This year’s Hackett Award goes to reveller in ‘doing the exact reverse’
The 2019 Eleanor and Thomas P. Hackett Memorial Award—the most prestigious honor bestowed upon an Academy member—has been awarded to Philip Muskin, MD, MA, DLFAPA, FACLP.
Dr. Muskin will be presented with his award today (1:00 PM in the Grande Ballroom) when he gives the traditional Hackett lecture. His presentation is titled A History of Caring Collaboration.
Dr. Muskin, professor of psychiatry at Columbia University Medical Center, told ACLP News that he received news of the award “with great humility—and a great deal of surprise.”
“Over the past 45 years as a physician, I have come to understand that caring collaboration is the only way I have ever gotten anything done,” he says. “There is nothing I have accomplished, be it a project, planning a meeting, publishing a paper, writing a book… or anything at all, that was not done without collaborating with others.
“Though my name might have been the one associated with the endeavor, I have been blessed to associate with many truly wonderful people.”
“Whatever was done with me, I would do the exact reverse.”
—Dr. Muskin
In his presentation, Dr Muskin will outline his life journey from Brooklyn to Salt Lake City and back.
“My participation in some of the notable events in the last century, such as a polio epidemic, the cracking of the RNA code, the occupation of Barton Hall at Cornell, an odd interaction with Selective Service during the Vietnam War, and the early years of psychopharmacology vs. psychoanalysis, have all shaped me,” he says.
“I hope to demonstrate how my collaborators, many of whom were unaware of the role they played, formed me through good, and less than good, times.
“My upbringing gave me a way to conduct myself, mostly by using the ‘180-degree’ approach, i.e., whatever was done with me, I would do the exact reverse.
“It has worked quite well, I believe, and has resulted in the statement made about me that I truly treasure: We always knew that Phil had our backs.”

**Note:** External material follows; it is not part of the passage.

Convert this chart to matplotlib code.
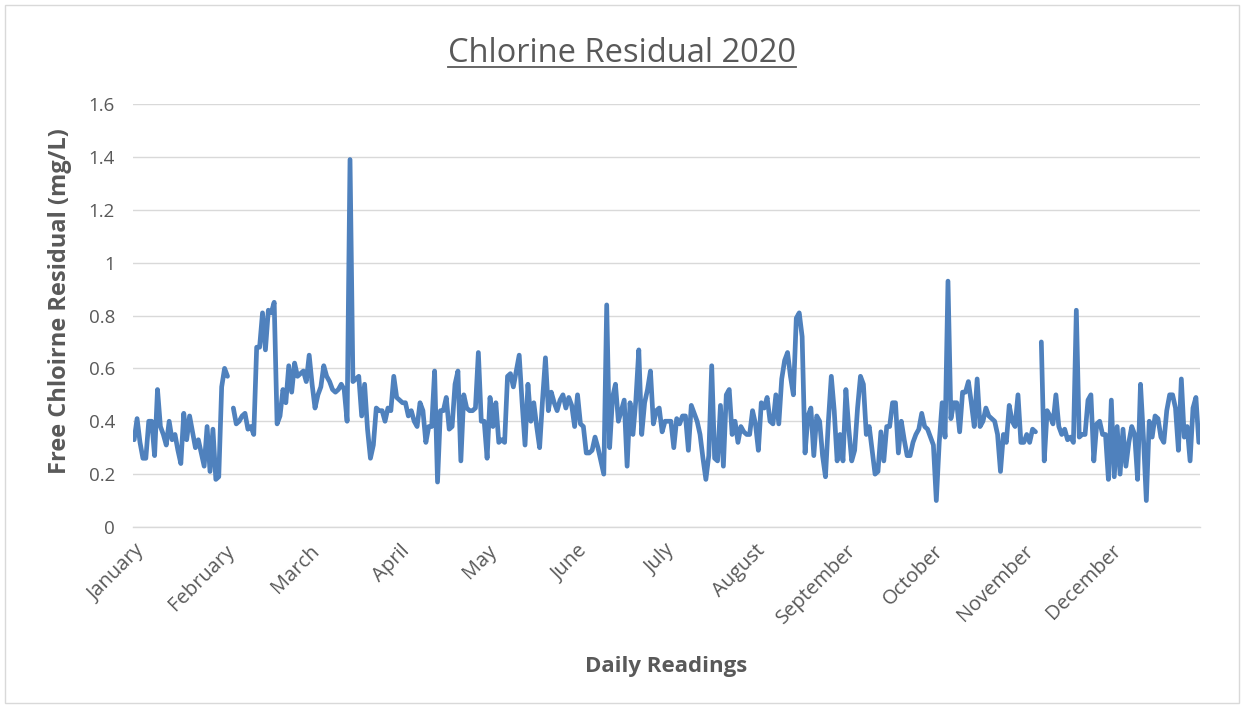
import numpy as np
import pandas as pd
import matplotlib
matplotlib.use("Agg")
import matplotlib.pyplot as plt
from matplotlib.patches import Rectangle
from matplotlib.lines import Line2D
import matplotlib.transforms as mtransforms

plt.rcParams['font.family'] = ['Open Sans', 'DejaVu Sans']

nan = np.nan

# Daily free chlorine residual readings (mg/L), one list per month of 2020
jan = [0.33, 0.41, 0.32, 0.26, 0.26, 0.40, 0.40, 0.27, 0.52, 0.38,
       0.35, 0.31, 0.40, 0.33, 0.35, 0.29, 0.24, 0.43, 0.33, 0.42,
       0.36, 0.30, 0.33, 0.28, 0.23, 0.38, 0.21, 0.37, 0.18, 0.19, 0.53]
feb = [0.60, 0.57, nan, 0.45, 0.39, 0.40, 0.42, 0.43, 0.37, 0.38,
       0.35, 0.68, 0.68, 0.81, 0.67, 0.82, 0.81, 0.85, 0.39, 0.42,
       0.52, 0.47, 0.61, 0.51, 0.62, 0.57, 0.58, 0.59, 0.55]
mar = [0.65, 0.54, 0.45, 0.50, 0.53, 0.61, 0.57, 0.55, 0.52, 0.51,
       0.52, 0.54, 0.52, 0.40, 1.39, 0.55, 0.56, 0.57, 0.42, 0.54,
       0.37, 0.26, 0.31, 0.45, 0.44, 0.44, 0.40, 0.45, 0.44, 0.57, 0.49]
apr = [0.48, 0.47, 0.47, 0.42, 0.44, 0.40, 0.38, 0.47, 0.44, 0.32,
       0.38, 0.38, 0.59, 0.17, 0.44, 0.44, 0.49, 0.37, 0.38, 0.54,
       0.59, 0.25, 0.50, 0.45, 0.44, 0.44, 0.45, 0.66, 0.40, 0.40]
may = [0.26, 0.49, 0.38, 0.47, 0.32, 0.33, 0.32, 0.57, 0.58, 0.53,
       0.59, 0.65, 0.47, 0.31, 0.54, 0.40, 0.47, 0.38, 0.30, 0.48,
       0.64, 0.44, 0.51, 0.47, 0.44, 0.48, 0.50, 0.45, 0.49, 0.46, 0.38]
jun = [0.50, 0.39, 0.38, 0.28, 0.28, 0.29, 0.34, 0.30, 0.25, 0.20,
       0.84, 0.30, 0.49, 0.54, 0.40, 0.44, 0.48, 0.23, 0.47, 0.35,
       0.48, 0.67, 0.35, 0.47, 0.52, 0.59, 0.39, 0.44, 0.45, 0.36]
jul = [0.40, 0.40, 0.40, 0.30, 0.41, 0.39, 0.42, 0.42, 0.29, 0.46,
       0.43, 0.40, 0.35, 0.26, 0.18, 0.27, 0.61, 0.26, 0.25, 0.46,
       0.23, 0.50, 0.52, 0.35, 0.40, 0.32, 0.38, 0.36, 0.35, 0.35, 0.44]
aug = [0.39, 0.29, 0.47, 0.45, 0.49, 0.40, 0.39, 0.50, 0.39, 0.56,
       0.63, 0.66, 0.57, 0.50, 0.79, 0.81, 0.72, 0.28, 0.42, 0.45,
       0.27, 0.42, 0.40, 0.27, 0.19, 0.40, 0.57, 0.44, 0.25, 0.35, 0.25]
sep = [0.52, 0.37, 0.25, 0.29, 0.45, 0.57, 0.54, 0.35, 0.38, 0.29,
       0.20, 0.21, 0.36, 0.25, 0.38, 0.38, 0.47, 0.47, 0.28, 0.40,
       0.33, 0.27, 0.27, 0.32, 0.35, 0.37, 0.43, 0.38, 0.37, 0.34]
oct_ = [0.31, 0.10, 0.32, 0.47, 0.34, 0.93, 0.41, 0.47, 0.47, 0.36,
        0.51, 0.51, 0.55, 0.47, 0.38, 0.56, 0.38, 0.40, 0.45, 0.42,
        0.41, 0.40, 0.35, 0.21, 0.35, 0.32, 0.46, 0.40, 0.38, 0.50, 0.32]
nov = [0.32, 0.35, 0.32, 0.37, 0.36, nan, 0.70, 0.25, 0.44, 0.42,
       0.39, 0.50, 0.38, 0.35, 0.37, 0.33, 0.34, 0.32, 0.82, 0.34,
       0.35, 0.35, 0.48, 0.50, 0.25, 0.39, 0.40, 0.35, 0.35, 0.18]
dec = [0.48, 0.19, 0.38, 0.20, 0.37, 0.23, 0.32, 0.38, 0.35, 0.18,
       0.54, 0.34, 0.10, 0.40, 0.34, 0.42, 0.41, 0.34, 0.32, 0.44,
       0.50, 0.50, 0.45, 0.29, 0.56, 0.34, 0.38, 0.25, 0.45, 0.49, 0.32]

month_labels = ["January", "February", "March", "April", "May", "June",
                "July", "August", "September", "October", "November", "December"]
y_ticks = [0, 0.2, 0.4, 0.6, 0.8, 1.0, 1.2, 1.4, 1.6]
y_tick_labels = ["0", "0.2", "0.4", "0.6", "0.8", "1", "1.2", "1.4", "1.6"]

residual = np.array(jan + feb + mar + apr + may + jun + jul + aug + sep
                    + oct_ + nov + dec, dtype=float)
dates = pd.date_range("2020-01-01", "2020-12-31", freq="D")
day = np.arange(len(dates))
month_start = day[dates.day == 1]

TEXT = "#595959"
GRID = "#D9D9D9"
LINE = "#4F81BD"

W, H = 1244, 708
fig = plt.figure(figsize=(W / 100, H / 100), dpi=100)
fig.patch.set_facecolor("white")

ax = fig.add_axes([133 / W, 1 - 527 / H, (1200 - 133) / W, (527 - 104) / H])
ax.plot(day, residual, color=LINE, linewidth=3.4,
        solid_joinstyle="round", solid_capstyle="round", zorder=3)

ax.set_xlim(-0.4, len(day) - 0.6)
ax.set_ylim(0, 1.6)
ax.set_yticks(y_ticks)
ax.set_yticklabels(y_tick_labels)
ax.yaxis.grid(True, color=GRID, linewidth=1.0)
ax.set_axisbelow(True)
for side in ("top", "right", "left"):
    ax.spines[side].set_visible(False)
ax.spines["bottom"].set_color(GRID)
ax.spines["bottom"].set_linewidth(1.0)

ax.set_xticks(month_start)
ax.set_xticklabels(month_labels, rotation=45, ha="right", va="top",
                   rotation_mode="anchor")
offset = mtransforms.ScaledTranslation(9 / 100, 0, fig.dpi_scale_trans)
for lbl in ax.get_xticklabels():
    lbl.set_transform(lbl.get_transform() + offset)
    lbl.set_fontsize(14.5)

ax.tick_params(axis="both", length=0, labelcolor=TEXT)
ax.tick_params(axis="y", labelsize=13.5, pad=13)
ax.tick_params(axis="x", pad=10)

ax.set_ylabel("Free Chloirne Residual (mg/L)", fontsize=17, fontweight="bold",
              color=TEXT)
ax.yaxis.set_label_coords(-0.057, 0.535)
ax.set_xlabel("Daily Readings", fontsize=16, fontweight="bold", color=TEXT)
ax.xaxis.set_label_coords(0.5, -0.305)

title = fig.text(0.5, 1 - 53 / H, "Chlorine Residual 2020", fontsize=23.5,
                 color=TEXT, ha="center", va="center")

# Chart-area border
fig.add_artist(Rectangle((5 / W, 5 / H), 1 - 10 / W, 1 - 10 / H,
                         transform=fig.transFigure, fill=False,
                         edgecolor=GRID, linewidth=1.0))

# Underline the title
fig.canvas.draw()
bb = title.get_window_extent()
uy = (bb.y0 + 3) / H
fig.add_artist(Line2D([bb.x0 / W, bb.x1 / W], [uy, uy], color=TEXT,
                      linewidth=1.3, transform=fig.transFigure))

fig.savefig("out.png", dpi=100)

Thus, Dr. Muskin will demonstrate to a customarily packed audience how adversity can become a strength in someone’s life. And, for good measure, he’ll also get us thinking about how “mentorship” does not require the mentor to realize what’s happening…
A Man of Many Awards
Dr. Muskin has received many academic awards, including Outstanding Teacher of the Year at the New York State Psychiatric Institute on three separate occasions; the Association for Academic Psychiatry Lifetime Achievement Award; the Society for Liaison Psychiatry Award for outstanding contributions to the field of Consultation-Liaison Psychiatry; and the American Psychiatric Association’s Irma Bland Award for Residency Teaching.
Dr. Muskin is a distinguished life fellow of the APA as well as an ACLP fellow and a distinguished life fellow of the Association for Academic Psychiatry. He is a past-president of the Association for Academic Psychiatry and the Society for Liaison Psychiatry.
In 1989, he founded the Trained Liaison Comforter Program at Columbia Presbyterian Hospital—a volunteer program that provided emotional support for families of patients in intensive care units.
He served as a consultant to the Red Cross First Step program for widows, has been a consultant to the Vivian Beaumont Theater, and was a volunteer facilitator in the NYPD Stress Management Program.
The Hackett Award is the highest ACLP honor presented to an individual for outstanding achievement in C-L Psychiatry. The award was established in 1988 to honor Thomas P. Hackett, Jr., MD, FACLP, professor and chief of the Department of Psychiatry at Massachusetts General Hospital, 1974-1988, and president of ACLP 1987-88. Dr. Hackett was a long-time leader in the field of C-L Psychiatry.